- Born: 1895
- Died: 1961 (aged 65–66)
- Education: Burslem School of Art, Royal College of Art
- Occupations: Artist, industrial designer
- Years active: 1924–1959
- Known for: Industrial design, painting, sculpture
- Notable work: Yardley packaging design, flower and honeybee motifs
- Spouse: Katharine Bertram (m. 1935)
- Awards: Fellow of the Royal Society of Arts (1934), Royal Designer for Industry (1937)

= Reco Capey =

British artist and industrial designer

Reco Capey (1895–1961) was a British artist and industrial designer.

Capey studied art at Burslem School of Art, Stoke-on-Trent, Staffordshire, and then at the Royal College of Art from 1919 to 1922. He went on to become Chief Instructor of Design at that same school from 1924 to 1935.

Capey is perhaps best known for his work with the British cosmetics firm Yardley of London, where he served as Art Director from 1928 to 1959. During his tenure, Capey was responsible for the distinctive visual styling of Yardley's packaging with their flower and honeybee motifs.

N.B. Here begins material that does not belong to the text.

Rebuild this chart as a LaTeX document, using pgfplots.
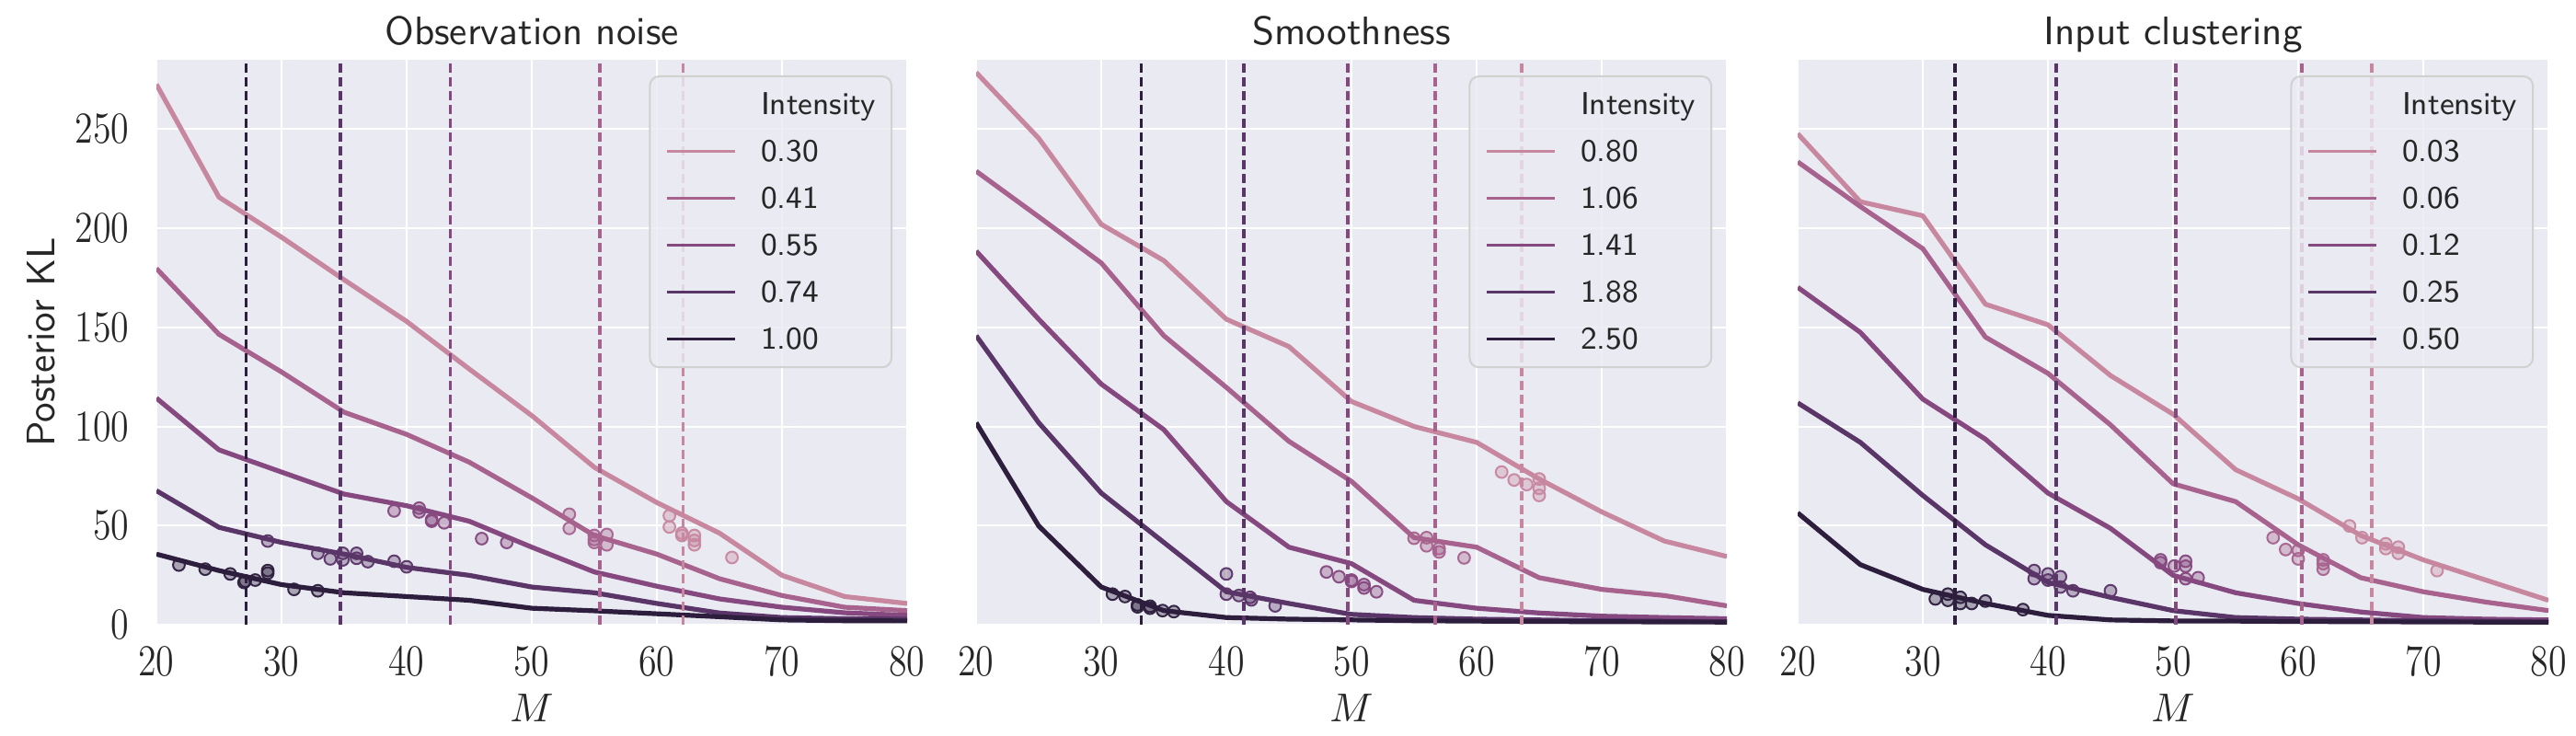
\documentclass[border=0pt]{standalone}
\usepackage{fontspec}
\usepackage{graphicx}
\usepackage{pgfplots}
\pgfplotsset{compat=1.18}
\definecolor{cA}{HTML}{C7879F}
\definecolor{cB}{HTML}{A7638E}
\definecolor{cC}{HTML}{85487F}
\definecolor{cD}{HTML}{5A3568}
\definecolor{cE}{HTML}{2D1E3E}
\definecolor{bg}{HTML}{EAEAF2}
\definecolor{txt}{HTML}{262626}
\newcommand{\fs}{\fontsize{10.8}{13}\selectfont}
\newcommand{\tfs}{\fontsize{12}{14}\selectfont}
\newcommand{\mfs}{\fontsize{11}{13}\selectfont}
\newcommand{\lfs}{\fontsize{8.6}{10}\selectfont}
\pgfplotsset{
  every axis title/.style={at={(axis description cs:0.5,1)}, anchor=base, yshift=4.1pt, font=\sffamily\fs, text=txt},
  every axis y label/.style={at={(axis description cs:-0.1537,0.5)}, anchor=center, rotate=90, font=\sffamily\fs, text=txt},
  every axis x label/.style={at={(axis description cs:0.5,0)}, anchor=center, yshift=-22.75pt, font=\mfs, text=txt},
  panel/.style={
    scale only axis, width=204pt, height=153.5pt,
    xmin=20, xmax=80, ymin=0, ymax=285,
    xtick={20,30,...,80}, ytick={0,50,...,250},
    axis background/.style={fill=bg},
    axis line style={draw=none},
    major tick length=0pt,
    grid=major, major grid style={white, line width=0.5pt},
    tick label style={font=\tfs, text=txt},
    xticklabel={\scalebox{0.833}[1]{$\pgfmathprintnumber{\tick}$}},
    yticklabel={\scalebox{0.833}[1]{$\pgfmathprintnumber{\tick}$}},
    xticklabel style={anchor=north, inner sep=0pt, yshift=-6pt},
    yticklabel style={anchor=east, inner sep=0pt, xshift=-7.25pt},
    xlabel={$M$},
    legend style={at={(axis description cs:1,1)}, anchor=north east, xshift=-4pt, yshift=-4.25pt,
      fill=bg, fill opacity=0.8, draw opacity=1, text opacity=1, draw=black!18, line width=0.5pt,
      rounded corners=2.5pt, font=\sffamily\lfs, text=txt,
      inner xsep=4.25pt, inner ysep=4.4pt, row sep=6.25pt, column sep=6.75pt,
      nodes={inner sep=0pt, text height=6pt, text depth=0.5pt}},
    legend cell align=left,
    legend image code/.code={\draw[#1, line width=0.65pt] (0pt,0pt) -- (18.5pt,0pt);},
  },
  ln/.style={line width=1.3pt, line join=round, mark=none},
  vl/.style={line width=0.9pt, dash pattern=on 2.5pt off 1.25pt, forget plot},
  sc/.style={only marks, mark=*, mark size=1.6pt, color=#1,
    mark options={fill=#1, fill opacity=0.34, draw=#1, draw opacity=0.95, line width=0.5pt}, forget plot},
}
\begin{document}
\begin{tikzpicture}
% ---------------- Panel 1 ----------------
\begin{axis}[panel, at={(42.5pt,30.25pt)}, anchor=south west,
  title={Observation noise},
  ylabel={Posterior KL}]
\addlegendimage{empty legend}\addlegendentry{Intensity}
\addplot[ln, cA] coordinates {(20,272.6) (25,215.7) (30,195.5) (35,174) (40,153) (45,129) (50,105.5) (55,79.4) (60,61.6) (65,46.2) (70,24.9) (75,14.2) (80,10.7)};
\addlegendentry{0.30}
\addplot[ln, cB] coordinates {(20,179.7) (25,146.5) (30,127.5) (35,107.2) (40,96) (45,82) (50,64) (55,45) (60,35.6) (65,23.2) (70,14.7) (75,8.8) (80,7.1)};
\addlegendentry{0.41}
\addplot[ln, cC] coordinates {(20,114.3) (25,88.2) (30,77) (35,65.9) (40,60) (45,52.2) (50,39.1) (55,26.6) (60,19.4) (65,13) (70,8.8) (75,6) (80,4.7)};
\addlegendentry{0.55}
\addplot[ln, cD] coordinates {(20,67.6) (25,49.1) (30,41.5) (35,35.6) (40,28.9) (45,24.9) (50,19) (55,16.1) (60,10.7) (65,5.9) (70,3.6) (75,3.0) (80,2.8)};
\addlegendentry{0.74}
\addplot[ln, cE] coordinates {(20,35.6) (25,27.3) (30,20.2) (35,16.1) (40,14.2) (45,12.3) (50,8.3) (55,7.0) (60,5.5) (65,4.0) (70,2.4) (75,2.0) (80,1.9)};
\addlegendentry{1.00}
\addplot[vl, cE] coordinates {(27.18,0) (27.18,285)};
\addplot[vl, cD] coordinates {(34.7,0) (34.7,285)};
\addplot[vl, cC] coordinates {(43.5,0) (43.5,285)};
\addplot[vl, cB] coordinates {(55.45,0) (55.45,285)};
\addplot[vl, cA] coordinates {(62.1,0) (62.1,285)};
\addplot[sc=cE] coordinates {(21.8,30.1) (23.9,28) (25.9,25.6) (27,21.3) (27.1,22) (27.9,22.5) (28.9,27.3) (28.9,26) (31,17.8) (32.9,17.1)};
\addplot[sc=cD] coordinates {(28.9,42.2) (32.9,36) (33.9,33.2) (34.9,36) (34.9,32.7) (36,36) (36,33.5) (36.9,31.8) (39,32) (40,29.2)};
\addplot[sc=cC] coordinates {(39,57.4) (41,58.8) (41,56.9) (42,52.2) (42,53) (43,51.4) (46,43.4) (48,41.5)};
\addplot[sc=cB] coordinates {(53,55.7) (53,48.6) (55,45) (55,43) (55,41.5) (56,45.5) (56,40.3)};
\addplot[sc=cA] coordinates {(61,55) (61,49.3) (62,46.2) (62,45) (63,45) (63,42.5) (63,40.3) (66,33.9)};
\end{axis}
% ---------------- Panel 2 ----------------
\begin{axis}[panel, at={(265.25pt,30.25pt)}, anchor=south west,
  title={Smoothness}, yticklabels={}]
\addlegendimage{empty legend}\addlegendentry{Intensity}
\addplot[ln, cA] coordinates {(20,278.6) (25,245.4) (30,202) (35,183.7) (40,154.1) (45,140.3) (50,112.6) (55,100) (60,92) (65,73.5) (70,56.9) (75,42.2) (80,34.4)};
\addlegendentry{0.80}
\addplot[ln, cB] coordinates {(20,228.8) (25,205.8) (30,182.5) (35,145.8) (40,119.7) (45,92.5) (50,72.3) (55,43.9) (60,39.1) (65,23.7) (70,17.8) (75,14.7) (80,9.5)};
\addlegendentry{1.06}
\addplot[ln, cC] coordinates {(20,188.5) (25,154.1) (30,121.4) (35,98.4) (40,62.1) (45,39.1) (50,30.8) (55,12.3) (60,8.3) (65,5.9) (70,4.3) (75,3.6) (80,3.0)};
\addlegendentry{1.41}
\addplot[ln, cD] coordinates {(20,145.8) (25,101.9) (30,66.4) (35,41.5) (40,16.6) (45,10.7) (50,5.2) (55,3.6) (60,2.8) (65,2.4) (70,2.0) (75,1.8) (80,1.5)};
\addlegendentry{1.88}
\addplot[ln, cE] coordinates {(20,101.9) (25,49.8) (30,19) (35,7.1) (40,3.6) (45,2.8) (50,2.4) (55,2.0) (60,1.8) (65,1.6) (70,1.5) (75,1.4) (80,1.3)};
\addlegendentry{2.50}
\addplot[vl, cE] coordinates {(33.2,0) (33.2,285)};
\addplot[vl, cD] coordinates {(41.4,0) (41.4,285)};
\addplot[vl, cC] coordinates {(49.7,0) (49.7,285)};
\addplot[vl, cB] coordinates {(56.7,0) (56.7,285)};
\addplot[vl, cA] coordinates {(63.6,0) (63.6,285)};
\addplot[sc=cE] coordinates {(30.9,15.4) (31.9,14.2) (32.9,9) (32.9,10) (33.9,8.3) (33.9,9.3) (34.9,7.1) (35.8,6.6)};
\addplot[sc=cD] coordinates {(40,25.6) (40,15.4) (41,14.7) (41.9,13.8) (42,12.5) (43.9,9.5)};
\addplot[sc=cC] coordinates {(48,26.6) (49,24.2) (50,21.8) (50,22.5) (51,20.2) (51,18.5) (52,16.6)};
\addplot[sc=cB] coordinates {(55,43.6) (56,43.9) (56,39.8) (57,38.4) (57,36.7) (59,33.7)};
\addplot[sc=cA] coordinates {(62,77) (63,73) (64,70.7) (65,73.5) (65,68.8) (65,65.2)};
\end{axis}
% ---------------- Panel 3 ----------------
\begin{axis}[panel, at={(488.5pt,30.25pt)}, anchor=south west,
  title={Input clustering}, yticklabels={}]
\addlegendimage{empty legend}\addlegendentry{Intensity}
\addplot[ln, cA] coordinates {(20,247.7) (25,213.4) (30,206.3) (35,161.7) (40,151.3) (45,125.7) (50,106.2) (55,78.2) (60,63.5) (65,45) (70,32.7) (75,22.5) (80,12.3)};
\addlegendentry{0.03}
\addplot[ln, cB] coordinates {(20,233.5) (25,211) (30,189.7) (35,145.1) (40,126.8) (45,100.8) (50,71.1) (55,62.1) (60,40.3) (65,23.7) (70,16.6) (75,11.4) (80,7.1)};
\addlegendentry{0.06}
\addplot[ln, cC] coordinates {(20,170.2) (25,147.5) (30,113.8) (35,93.6) (40,66.4) (45,48.6) (50,24.9) (55,16.1) (60,10.7) (65,6.4) (70,3.6) (75,2.8) (80,2.4)};
\addlegendentry{0.12}
\addplot[ln, cD] coordinates {(20,111.9) (25,92) (30,65.2) (35,40.3) (40,21.3) (45,13.8) (50,7.1) (55,3.6) (60,2.8) (65,2.4) (70,2.0) (75,1.8) (80,1.6)};
\addlegendentry{0.25}
\addplot[ln, cE] coordinates {(20,56.4) (25,30.3) (30,17.8) (35,10.7) (40,4.7) (45,2.4) (50,1.9) (55,1.8) (60,1.6) (65,1.5) (70,1.4) (75,1.3) (80,1.2)};
\addlegendentry{0.50}
\addplot[vl, cE] coordinates {(32.57,0) (32.57,285)};
\addplot[vl, cD] coordinates {(40.67,0) (40.67,285)};
\addplot[vl, cC] coordinates {(50.2,0) (50.2,285)};
\addplot[vl, cB] coordinates {(60.3,0) (60.3,285)};
\addplot[vl, cA] coordinates {(65.9,0) (65.9,285)};
\addplot[sc=cE] coordinates {(31,13) (32,15.4) (32,12.3) (33,13.8) (33,10.7) (33.9,10.7) (35,11.9) (38,7.6)};
\addplot[sc=cD] coordinates {(38.9,27.3) (38.9,23.2) (40,25.6) (40,22.5) (41,24.2) (41,19) (42,17.1) (45,17.1)};
\addplot[sc=cC] coordinates {(49,32.7) (49,31.3) (50.1,29.6) (51,32) (51,29.5) (51,23.2) (52,23.7)};
\addplot[sc=cB] coordinates {(58,43.9) (59,37.9) (60,37.5) (60,33.2) (62,32.7) (62,30.8) (62,28)};
\addplot[sc=cA] coordinates {(64.1,49.8) (65.1,43.9) (67,40.8) (67,38.4) (68,39.1) (68,36) (71.1,27.3)};
\end{axis}
\pgfresetboundingbox
\path[use as bounding box] (0,0) rectangle (700pt,200pt);
\end{tikzpicture}
\end{document}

However, his wife, Katharine Bertram, whom he married in 1935 and who assisted him as a designer at Yardley, claimed to have designed the famous Yardley honeybee herself. Capey also controlled other areas of the company's brand image, including its store fittings and fixtures.

Capey was also active as an independent painter and sculptor. From 1929 to 1940, he exhibited at the Royal Academy and the Salon.

He was made a Fellow of the Royal Society of Arts in 1934.

In 1937 he was given the distinction ‘Royal Designer for Industry’ (RDI) by the Society.